◆ What you are asked to do ◆
Could you repeat, exactly as they stand, the lines between the one with "Rebuild this chart" and the one with "from matplotlib.lines import Line2D", inclusive, minus the pictures?

══════════

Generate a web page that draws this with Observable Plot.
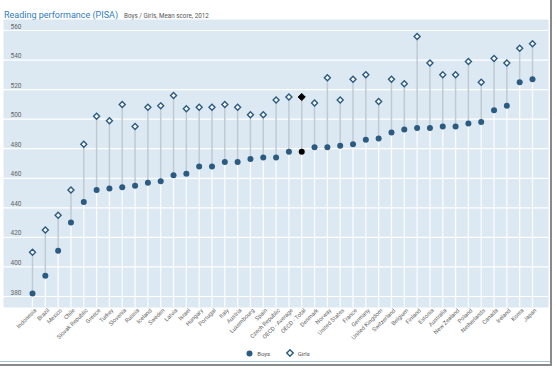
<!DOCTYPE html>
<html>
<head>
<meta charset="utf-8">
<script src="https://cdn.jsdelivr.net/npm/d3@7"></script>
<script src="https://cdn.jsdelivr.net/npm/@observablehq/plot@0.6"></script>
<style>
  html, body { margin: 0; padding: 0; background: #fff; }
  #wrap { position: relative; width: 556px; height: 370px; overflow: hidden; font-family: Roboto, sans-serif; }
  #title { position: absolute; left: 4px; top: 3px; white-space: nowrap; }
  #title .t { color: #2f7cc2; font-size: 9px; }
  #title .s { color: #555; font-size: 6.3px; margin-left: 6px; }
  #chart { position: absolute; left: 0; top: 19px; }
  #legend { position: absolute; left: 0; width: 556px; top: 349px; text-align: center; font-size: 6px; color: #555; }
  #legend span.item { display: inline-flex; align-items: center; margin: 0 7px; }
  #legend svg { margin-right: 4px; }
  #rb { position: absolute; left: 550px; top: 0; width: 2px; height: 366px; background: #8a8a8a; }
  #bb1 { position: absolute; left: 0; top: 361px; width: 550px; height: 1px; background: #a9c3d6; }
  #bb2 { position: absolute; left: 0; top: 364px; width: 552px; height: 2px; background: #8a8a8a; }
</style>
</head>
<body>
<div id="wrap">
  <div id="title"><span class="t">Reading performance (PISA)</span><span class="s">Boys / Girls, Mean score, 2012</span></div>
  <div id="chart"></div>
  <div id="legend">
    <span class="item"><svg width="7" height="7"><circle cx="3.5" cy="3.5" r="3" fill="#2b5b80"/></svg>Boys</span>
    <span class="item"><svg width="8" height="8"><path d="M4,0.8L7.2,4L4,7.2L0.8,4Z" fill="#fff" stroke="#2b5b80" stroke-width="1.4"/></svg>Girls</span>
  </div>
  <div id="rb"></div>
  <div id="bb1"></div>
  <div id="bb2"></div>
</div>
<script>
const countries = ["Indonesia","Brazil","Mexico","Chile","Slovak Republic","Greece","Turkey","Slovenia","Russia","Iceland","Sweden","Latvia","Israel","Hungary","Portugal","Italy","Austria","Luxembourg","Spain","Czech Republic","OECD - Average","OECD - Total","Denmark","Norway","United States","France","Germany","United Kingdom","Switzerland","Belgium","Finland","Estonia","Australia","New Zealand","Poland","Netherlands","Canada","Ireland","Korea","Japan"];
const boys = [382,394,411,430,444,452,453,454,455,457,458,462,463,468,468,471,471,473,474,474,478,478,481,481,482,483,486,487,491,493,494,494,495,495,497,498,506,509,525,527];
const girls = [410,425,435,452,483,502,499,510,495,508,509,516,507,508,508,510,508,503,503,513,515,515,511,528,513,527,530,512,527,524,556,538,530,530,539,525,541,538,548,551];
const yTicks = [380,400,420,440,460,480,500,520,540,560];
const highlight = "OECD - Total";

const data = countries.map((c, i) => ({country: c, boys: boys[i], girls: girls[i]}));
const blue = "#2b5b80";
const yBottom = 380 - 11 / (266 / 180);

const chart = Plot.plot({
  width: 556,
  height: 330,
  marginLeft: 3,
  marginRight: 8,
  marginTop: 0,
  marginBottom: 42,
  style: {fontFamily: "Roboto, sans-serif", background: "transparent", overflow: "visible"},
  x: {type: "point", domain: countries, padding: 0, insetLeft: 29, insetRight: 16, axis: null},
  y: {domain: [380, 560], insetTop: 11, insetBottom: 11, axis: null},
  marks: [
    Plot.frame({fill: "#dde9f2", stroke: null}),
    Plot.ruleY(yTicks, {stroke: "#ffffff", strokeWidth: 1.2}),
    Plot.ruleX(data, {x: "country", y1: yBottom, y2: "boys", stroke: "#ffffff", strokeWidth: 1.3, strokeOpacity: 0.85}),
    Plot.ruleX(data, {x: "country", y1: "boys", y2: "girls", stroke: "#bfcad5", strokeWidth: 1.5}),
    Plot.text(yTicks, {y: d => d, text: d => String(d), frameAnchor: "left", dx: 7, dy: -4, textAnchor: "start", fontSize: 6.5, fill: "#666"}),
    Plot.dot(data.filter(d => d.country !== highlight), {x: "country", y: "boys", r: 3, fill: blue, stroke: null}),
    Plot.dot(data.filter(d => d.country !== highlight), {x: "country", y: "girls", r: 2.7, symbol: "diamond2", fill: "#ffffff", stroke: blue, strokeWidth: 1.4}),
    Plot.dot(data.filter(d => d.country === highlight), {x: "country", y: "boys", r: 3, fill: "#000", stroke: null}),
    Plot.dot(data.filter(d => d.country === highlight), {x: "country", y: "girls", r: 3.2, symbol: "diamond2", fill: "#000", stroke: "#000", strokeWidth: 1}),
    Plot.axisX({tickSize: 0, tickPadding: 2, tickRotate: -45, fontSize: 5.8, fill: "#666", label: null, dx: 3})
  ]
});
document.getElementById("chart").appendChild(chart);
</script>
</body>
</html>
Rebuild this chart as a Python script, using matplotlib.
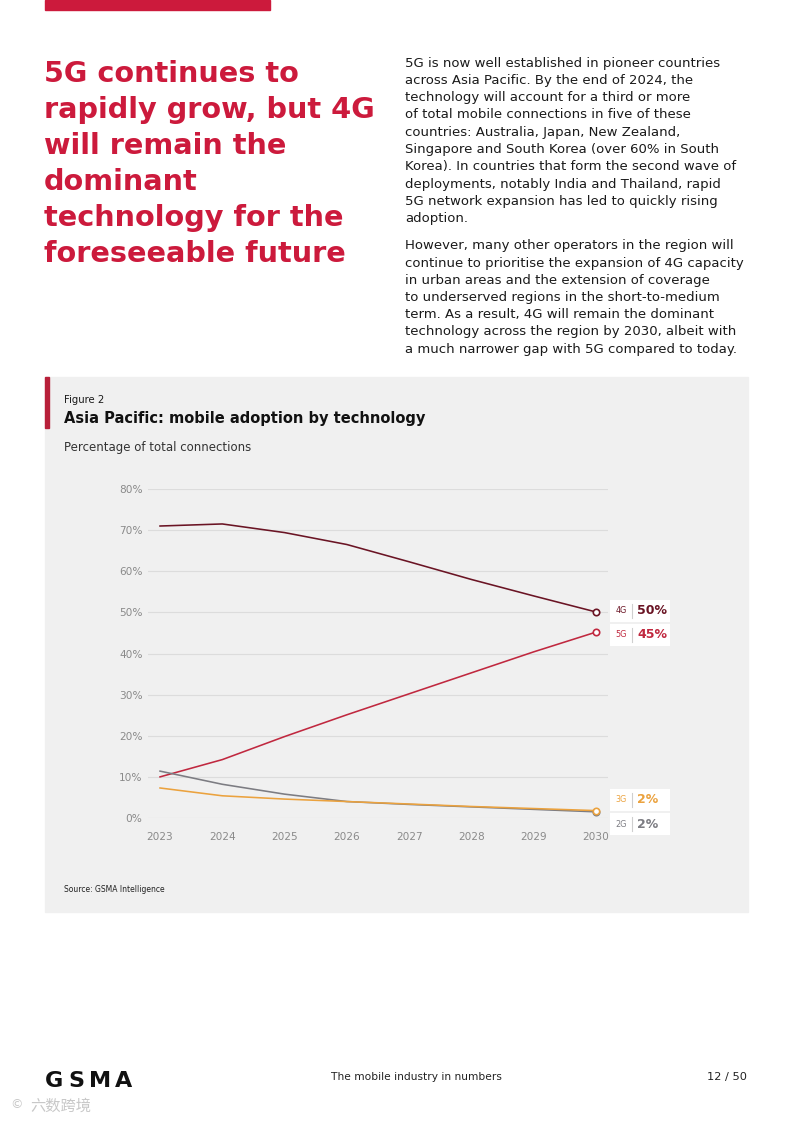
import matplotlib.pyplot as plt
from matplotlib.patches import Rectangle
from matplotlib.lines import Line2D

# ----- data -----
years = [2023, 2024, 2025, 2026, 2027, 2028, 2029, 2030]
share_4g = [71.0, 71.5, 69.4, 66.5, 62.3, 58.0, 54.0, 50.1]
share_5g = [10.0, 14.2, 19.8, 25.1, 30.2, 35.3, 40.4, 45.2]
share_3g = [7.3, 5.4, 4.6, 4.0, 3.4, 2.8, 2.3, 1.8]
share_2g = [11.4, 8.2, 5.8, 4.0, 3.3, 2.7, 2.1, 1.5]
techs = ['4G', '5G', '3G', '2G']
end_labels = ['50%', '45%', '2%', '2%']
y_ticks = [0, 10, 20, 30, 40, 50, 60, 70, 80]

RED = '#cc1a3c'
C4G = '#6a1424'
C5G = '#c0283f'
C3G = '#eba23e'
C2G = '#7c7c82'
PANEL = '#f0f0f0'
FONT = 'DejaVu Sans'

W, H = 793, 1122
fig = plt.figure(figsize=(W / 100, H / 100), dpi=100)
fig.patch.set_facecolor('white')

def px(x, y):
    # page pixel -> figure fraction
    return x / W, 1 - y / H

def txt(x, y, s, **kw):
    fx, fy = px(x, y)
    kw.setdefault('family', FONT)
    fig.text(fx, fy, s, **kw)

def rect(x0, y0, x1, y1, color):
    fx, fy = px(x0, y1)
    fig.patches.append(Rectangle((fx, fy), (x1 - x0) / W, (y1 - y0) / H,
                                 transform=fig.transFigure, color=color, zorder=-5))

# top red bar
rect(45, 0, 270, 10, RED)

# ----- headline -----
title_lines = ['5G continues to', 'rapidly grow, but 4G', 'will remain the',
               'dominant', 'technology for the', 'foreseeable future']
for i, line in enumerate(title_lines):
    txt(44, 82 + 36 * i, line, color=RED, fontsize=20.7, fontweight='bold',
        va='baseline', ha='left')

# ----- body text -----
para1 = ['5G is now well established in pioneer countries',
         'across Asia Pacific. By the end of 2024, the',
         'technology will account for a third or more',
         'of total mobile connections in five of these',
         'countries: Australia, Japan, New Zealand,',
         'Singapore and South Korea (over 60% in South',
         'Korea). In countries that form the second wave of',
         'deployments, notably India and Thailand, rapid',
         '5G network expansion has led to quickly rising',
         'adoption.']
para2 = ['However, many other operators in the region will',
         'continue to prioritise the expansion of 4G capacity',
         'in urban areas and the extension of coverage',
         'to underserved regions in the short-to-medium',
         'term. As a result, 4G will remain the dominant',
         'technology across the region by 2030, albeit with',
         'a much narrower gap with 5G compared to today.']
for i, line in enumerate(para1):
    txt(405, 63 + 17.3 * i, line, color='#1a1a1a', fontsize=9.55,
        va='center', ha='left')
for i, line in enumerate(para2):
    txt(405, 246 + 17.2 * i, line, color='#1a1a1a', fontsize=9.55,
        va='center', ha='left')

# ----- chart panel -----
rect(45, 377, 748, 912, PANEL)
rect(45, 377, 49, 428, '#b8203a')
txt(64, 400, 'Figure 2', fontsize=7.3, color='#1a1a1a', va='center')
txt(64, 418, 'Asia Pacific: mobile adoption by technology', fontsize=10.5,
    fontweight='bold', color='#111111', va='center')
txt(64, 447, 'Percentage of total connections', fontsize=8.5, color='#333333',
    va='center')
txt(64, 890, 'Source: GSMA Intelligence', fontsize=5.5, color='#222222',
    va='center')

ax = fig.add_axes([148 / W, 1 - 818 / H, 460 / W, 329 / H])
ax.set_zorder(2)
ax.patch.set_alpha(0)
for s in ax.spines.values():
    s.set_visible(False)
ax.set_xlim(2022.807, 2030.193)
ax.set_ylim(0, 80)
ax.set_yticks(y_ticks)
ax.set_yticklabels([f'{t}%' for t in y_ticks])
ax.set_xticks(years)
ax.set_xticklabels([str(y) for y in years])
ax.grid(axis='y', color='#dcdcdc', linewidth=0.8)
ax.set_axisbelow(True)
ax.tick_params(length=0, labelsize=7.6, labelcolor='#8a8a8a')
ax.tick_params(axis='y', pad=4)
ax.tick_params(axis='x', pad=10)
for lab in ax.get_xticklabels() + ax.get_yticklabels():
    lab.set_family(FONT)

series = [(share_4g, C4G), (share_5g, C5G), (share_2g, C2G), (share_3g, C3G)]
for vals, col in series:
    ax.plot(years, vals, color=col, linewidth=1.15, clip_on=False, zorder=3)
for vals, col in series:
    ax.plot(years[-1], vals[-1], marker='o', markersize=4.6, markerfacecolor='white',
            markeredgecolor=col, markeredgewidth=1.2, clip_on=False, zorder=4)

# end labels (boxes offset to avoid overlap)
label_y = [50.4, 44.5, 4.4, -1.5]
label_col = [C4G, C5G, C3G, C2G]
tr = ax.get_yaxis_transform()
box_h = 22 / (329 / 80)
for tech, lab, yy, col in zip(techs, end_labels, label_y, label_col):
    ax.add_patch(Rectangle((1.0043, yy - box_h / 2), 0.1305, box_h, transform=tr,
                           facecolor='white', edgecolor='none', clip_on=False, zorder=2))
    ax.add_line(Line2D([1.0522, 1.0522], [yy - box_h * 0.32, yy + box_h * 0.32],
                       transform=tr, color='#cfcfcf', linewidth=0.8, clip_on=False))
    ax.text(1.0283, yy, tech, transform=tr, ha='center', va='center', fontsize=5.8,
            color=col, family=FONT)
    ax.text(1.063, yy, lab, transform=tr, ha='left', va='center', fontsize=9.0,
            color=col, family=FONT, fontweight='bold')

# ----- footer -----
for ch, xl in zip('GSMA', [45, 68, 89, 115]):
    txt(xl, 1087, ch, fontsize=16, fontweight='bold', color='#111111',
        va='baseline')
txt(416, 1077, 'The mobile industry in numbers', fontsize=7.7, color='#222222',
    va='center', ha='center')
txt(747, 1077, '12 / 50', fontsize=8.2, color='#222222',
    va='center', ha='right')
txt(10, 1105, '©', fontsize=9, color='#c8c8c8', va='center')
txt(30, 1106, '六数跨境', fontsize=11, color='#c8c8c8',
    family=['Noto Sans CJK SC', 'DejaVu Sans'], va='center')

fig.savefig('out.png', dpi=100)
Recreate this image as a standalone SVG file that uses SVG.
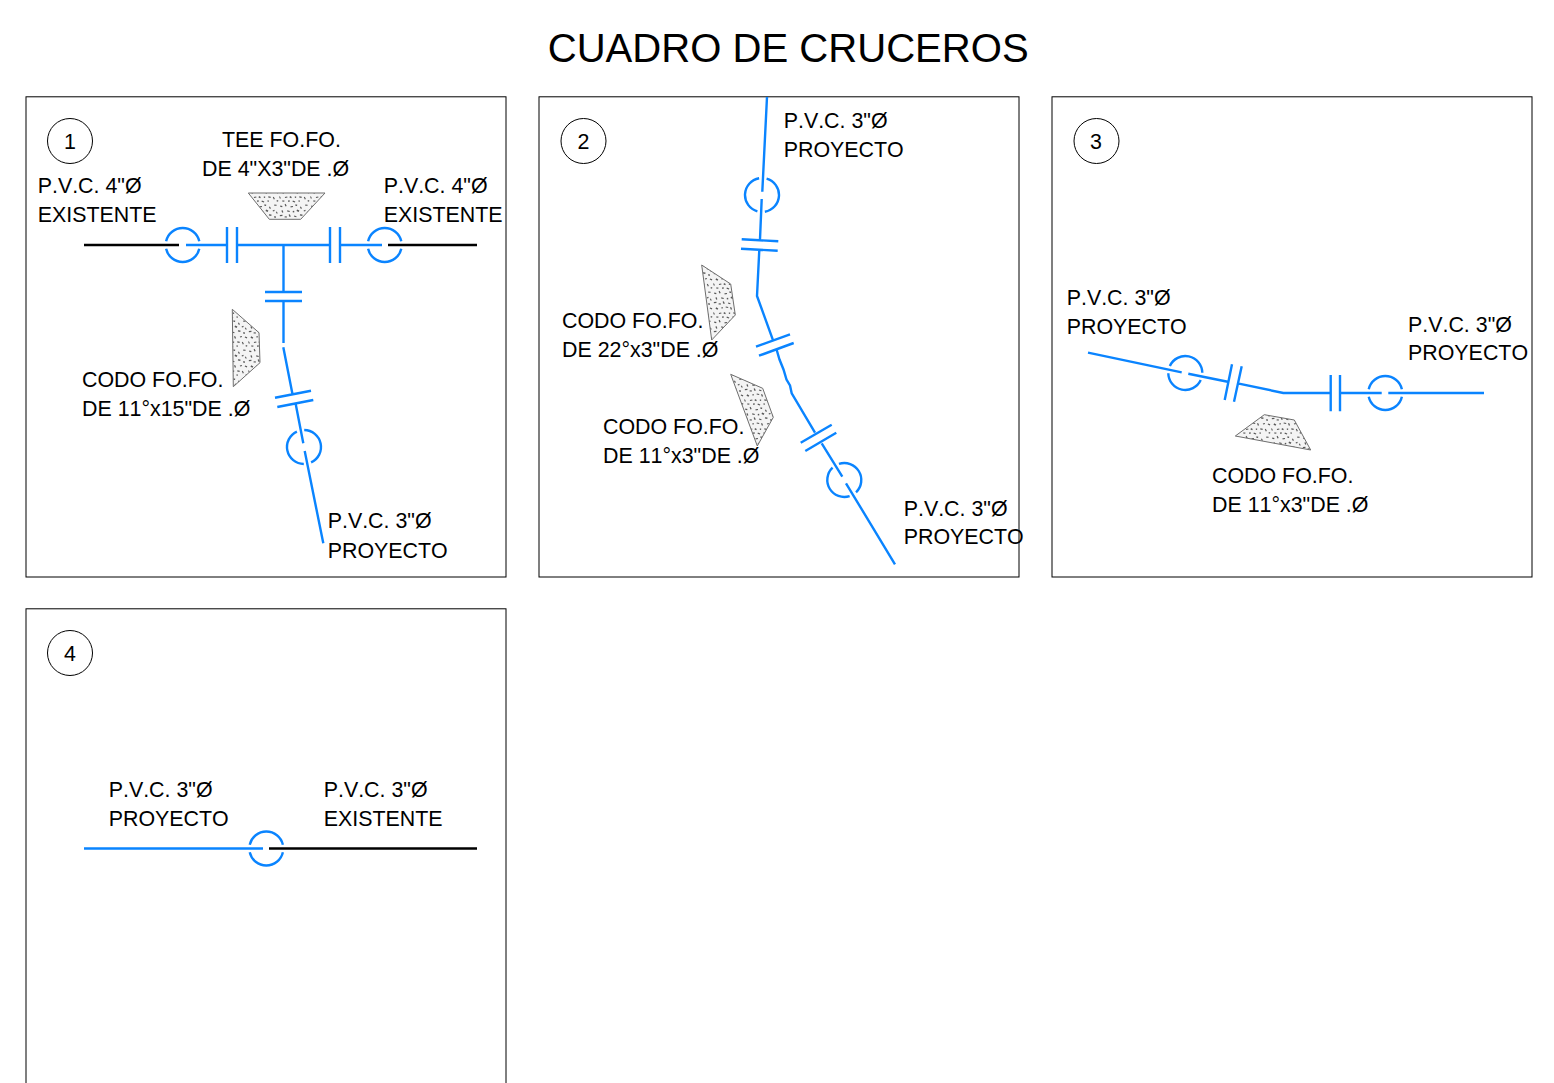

══════════

◆ Final answer ◆
Rebuild this chart as a Python script, using matplotlib.
import matplotlib.pyplot as plt
from matplotlib.patches import Rectangle
from matplotlib.lines import Line2D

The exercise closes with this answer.